Dengan demikian, BUMG bertujuan utama meningkatkan kesejahteraan masyarakat Gampong melalui pengelolaan aset, jasa, dan usaha lainnya dengan potensi lokal.
Geuchik Meunasah Mee, saat dikonfirmasi terkesan merendahkan profesi wartawan, jawabannya seolah olah awak media ingin merasakan hasil dari BUMG tersebut, padahal Wartawan jelas tidak boleh menerima “amplop” karena tindakan tersebut merupakan bentuk suap yang melanggar Kode Etik Jurnalistik dan dapat memengaruhi independensi serta objektivitas pemberitaan.
Merendahkan atau menghina profesi wartawan dapat dipidanakan, sesuai dengan Pasal 18 ayat (1) UU Nomor 40 Tahun 1999 tentang Pers, yang menyatakan bahwa tindakan menghalangi atau menghina tugas jurnalistik dapat diancam hukuman penjara maksimal dua tahun atau denda maksimal Rp 500 juta, dengan tujuan melindungi wartawan yang bertugas.
Untuk pengelapan dana BUMG jika terbukti, Ancaman pidana untuk korupsi dana BUMDes atau BUMG mengacu pada Undang-Undang Nomor 31 Tahun 1999 tentang Pemberantasan Tindak Pidana Korupsi dan perubahannya, terutama Pasal 2 ayat (1) dan Pasal 3, yang menjatuhkan pidana penjara minimal 2 tahun dan maksimal seumur hidup, serta denda Rp 200 juta hingga Rp 1 miliar.
Pelaku akan dipidana sebagai perorangan yang melakukan tindak pidana tersebut dan dapat dikenakan pidana tambahan seperti penyitaan aset.
Pasal 2 ayat (1) uud Tipikor: mengancam pidana penjara paling singkat 4 tahun dan maksimal seumur hidup, serta pidana denda paling sedikit Rp 200 juta dan paling banyak Rp 1 miliar, bagi setiap orang yang secara melawan hukum melakukan perbuatan memperkaya diri sendiri atau orang lain atau suatu korporasi, yang dapat merugikan keuangan negara atau perekonomian negara.
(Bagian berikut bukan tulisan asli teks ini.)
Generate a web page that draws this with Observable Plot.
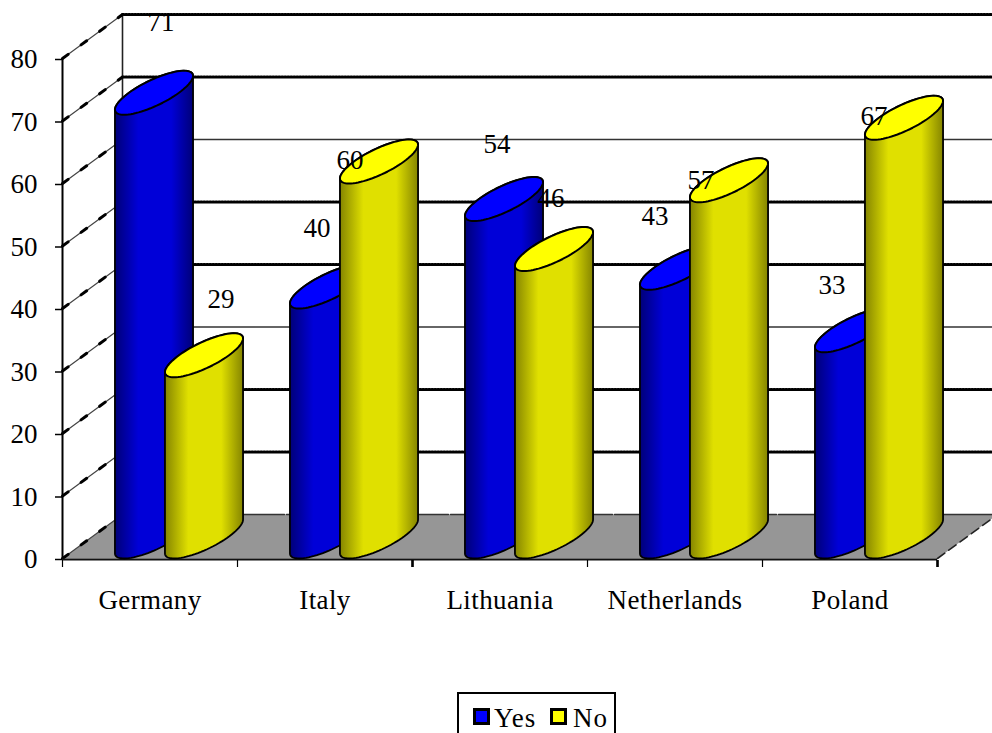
<!DOCTYPE html>
<html>
<head>
<meta charset="utf-8">
<script src="https://cdn.jsdelivr.net/npm/d3@7"></script>
<script src="https://cdn.jsdelivr.net/npm/@observablehq/plot@0.6"></script>
<style>
  html, body { margin: 0; padding: 0; background: #fff; overflow: hidden; }
  #chart svg { display: block; }
  #legend {
    position: absolute; left: 457px; top: 692px; width: 155px; height: 60px;
    border: 2px solid #000; font: 27px "Liberation Serif", serif; color: #000;
  }
  .swatch { position: absolute; top: 14px; width: 11px; height: 11px; border: 3px solid #000; }
  .label { position: absolute; top: 5px; line-height: 38px; letter-spacing: 1px; }
  g[aria-label="x-axis tick label"] text { letter-spacing: 0.4px; }
</style>
</head>
<body>
<div id="chart"></div>
<div id="legend">
  <span class="swatch" style="left:14px;background:#0000ff"></span><span class="label" style="left:35px">Yes</span>
  <span class="swatch" style="left:91px;background:#ffff00"></span><span class="label" style="left:114px">No</span>
</div>
<script>
const categories = ["Germany", "Italy", "Lithuania", "Netherlands", "Poland"];
const yesValues = [71, 40, 54, 43, 33];
const noValues = [29, 60, 46, 57, 67];
const valueTicks = [0, 10, 20, 30, 40, 50, 60, 70, 80];
const solidGridTicks = [30, 60];

// Hand-placed data label offsets from each cylinder's front top (pixels)
const yesLabelOffset = [[6, -92], [-13, -80], [-8, -77], [-25, -73], [-23, -67]];
const noLabelOffset = [[16, -78], [-30, -23], [-4, -73], [-29, -22], [-31, -23]];

// 3D projection: how far one full unit of chart depth shifts in data units
const DEPTH_X = 60 / 175;
const DEPTH_Y = 7.04;
const RADIUS = 25 / 175;
const CYL_SHIFT = -1 / 175;
const project = (x, y, d) => ({x: x + d * DEPTH_X, y: y + d * DEPTH_Y});

const SIL = Math.atan2(DEPTH_X / 2, RADIUS);
const ring = (cx, v, t) => {
  const s = 0.5 + 0.5 * Math.sin(t);
  return {x: cx + RADIUS * Math.cos(t) + DEPTH_X * s, y: v + DEPTH_Y * s};
};
const arc = (cx, v, t0, t1, n = 40) => d3.range(n + 1).map(i => ring(cx, v, t0 + (t1 - t0) * i / n));

function bodyShape(cx, v) {
  const pts = [...arc(cx, v, SIL, SIL + Math.PI), ...arc(cx, 0, SIL + Math.PI, SIL + 2 * Math.PI)];
  return [...pts, pts[0]];
}
const topShape = (cx, v) => arc(cx, v, 0, 2 * Math.PI, 80);

function gradient(id, edge, mid) {
  const g = d3.create("svg:linearGradient").attr("id", id).attr("x1", 0).attr("x2", 1).attr("y1", 0).attr("y2", 0);
  [[0, edge], [0.3, mid], [0.72, mid], [1, edge]].forEach(([o, c]) =>
    g.append("stop").attr("offset", o).attr("stop-color", c));
  return g.node();
}
const defs = () => {
  const d = d3.create("svg:defs");
  d.append(() => gradient("gYes", "#000078", "#0000d8"));
  d.append(() => gradient("gNo", "#858500", "#e0e000"));
  return d.node();
};

const X = d => d.x, Y = d => d.y;

const cylinders = categories.flatMap((_, i) => {
  const mk = (v, cx, grad, top) => [
    Plot.line(bodyShape(cx, v), {x: X, y: Y, fill: grad, stroke: "#000", strokeWidth: 1.8, curve: "linear"}),
    Plot.line(topShape(cx, v), {x: X, y: Y, fill: top, stroke: "#000", strokeWidth: 2, curve: "linear"})
  ];
  return [
    ...mk(yesValues[i], i + 0.5 - RADIUS + CYL_SHIFT, "url(#gYes)", "#0000ff"),
    ...mk(noValues[i], i + 0.5 + RADIUS + CYL_SHIFT, "url(#gNo)", "#ffff00")
  ];
});

const labelMark = (value, cx, [dx, dy]) =>
  Plot.text([value], {x: cx + DEPTH_X / 2, y: d => d, text: d => String(d), dx, dy, fontSize: 27, fill: "#000"});
const valueLabels = categories.flatMap((_, i) => [
  labelMark(yesValues[i], i + 0.5 - RADIUS, yesLabelOffset[i]),
  labelMark(noValues[i], i + 0.5 + RADIUS, noLabelOffset[i])
]);

const plot = Plot.plot({
  width: 992,
  height: 690,
  marginLeft: 62,
  marginRight: 55,
  marginTop: 58,
  marginBottom: 132,
  x: {type: "linear", domain: [0, 5]},
  y: {type: "linear", domain: [0, 80]},
  style: {fontFamily: "'Liberation Serif', serif", fontSize: "27px", background: "#fff", color: "#000"},
  marks: [
    defs,
    // floor
    Plot.line([project(0, 0, 0), project(5, 0, 0), project(5, 0, 1), project(0, 0, 1), project(0, 0, 0)],
      {x: X, y: Y, fill: "#969696", stroke: "none", curve: "linear"}),
    // back wall grid lines
    ...valueTicks.filter(v => v > 0).flatMap(v => {
      const data = [project(0, v, 1), project(5, v, 1)];
      return solidGridTicks.includes(v)
        ? [Plot.line(data, {x: X, y: Y, stroke: "#333", strokeWidth: 1.4, curve: "linear"})]
        : [
            Plot.line(data, {x: X, y: Y, stroke: "#222", strokeWidth: 1.2, curve: "linear"}),
            Plot.line(data, {x: X, y: Y, stroke: "#000", strokeWidth: 3, strokeDasharray: "1.5 1.5", curve: "linear"})
          ];
    }),
    // floor back edge
    Plot.line([project(0, 0, 1), project(5, 0, 1)], {x: X, y: Y, stroke: "#333", strokeWidth: 1.4, strokeDasharray: "80 2", curve: "linear"}),
    // back wall vertical
    Plot.line([project(0, 0, 1), project(0, 80, 1)], {x: X, y: Y, stroke: "#222", strokeWidth: 1.6, curve: "linear"}),
    // side wall diagonals
    ...valueTicks.flatMap(v => {
      const data = [project(0, v, 0), project(0, v, 1)];
      return [
        Plot.line(data, {x: X, y: Y, stroke: "#444", strokeWidth: 1.2, curve: "linear"}),
        Plot.line(data, {x: X, y: Y, stroke: "#000", strokeWidth: 3, strokeDasharray: "7 16", curve: "linear"})
      ];
    }),
    // right floor edge
    Plot.line([project(5, 0, 0), project(5, 0, 1)], {x: X, y: Y, stroke: "#222", strokeWidth: 1.6, strokeDasharray: "9 5", curve: "linear"}),
    // front axes
    Plot.axisY({ticks: valueTicks, tickSize: 7, tickPadding: 18, label: null, fontSize: 27, stroke: "#000", strokeWidth: 1.5, dy: 1, tickFormat: d => String(d)}),
    Plot.ruleX([0], {y1: 0, y2: 80, stroke: "#000", strokeWidth: 2}),
    Plot.ruleY([0], {x1: 0, x2: 5, stroke: "#111", strokeWidth: 2, dy: 1}),
    Plot.axisX({ticks: [0, 1, 2, 3, 4, 5], tickSize: 7, tickFormat: () => "", label: null, strokeWidth: 1.2, dy: 2}),
    Plot.axisX({ticks: [2, 5], tickSize: 7, tickFormat: () => "", label: null, strokeWidth: 2.6, dy: 2}),
    Plot.axisX({ticks: categories.map((_, i) => i + 0.5), tickSize: 0, tickPadding: 31, fontSize: 27, label: null, tickFormat: d => categories[d - 0.5]}),
    ...cylinders,
    ...valueLabels
  ]
});
document.getElementById("chart").append(plot);
</script>
</body>
</html>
Selain pidana pokok, pelaku juga dapat dikenakan pidana tambahan, yang meliputi pencabutan hak-hak tertentu, penyitaan benda-benda tertentu yang digunakan atau hasil dari korupsi, serta pengumuman putusan hakim.
Tanggung jawab pidana hanya dijatuhkan kepada orang perorangan yang terbukti melakukan perbuatan korupsi, seperti pengurus BUMDes atau pihak lain yang terlibat.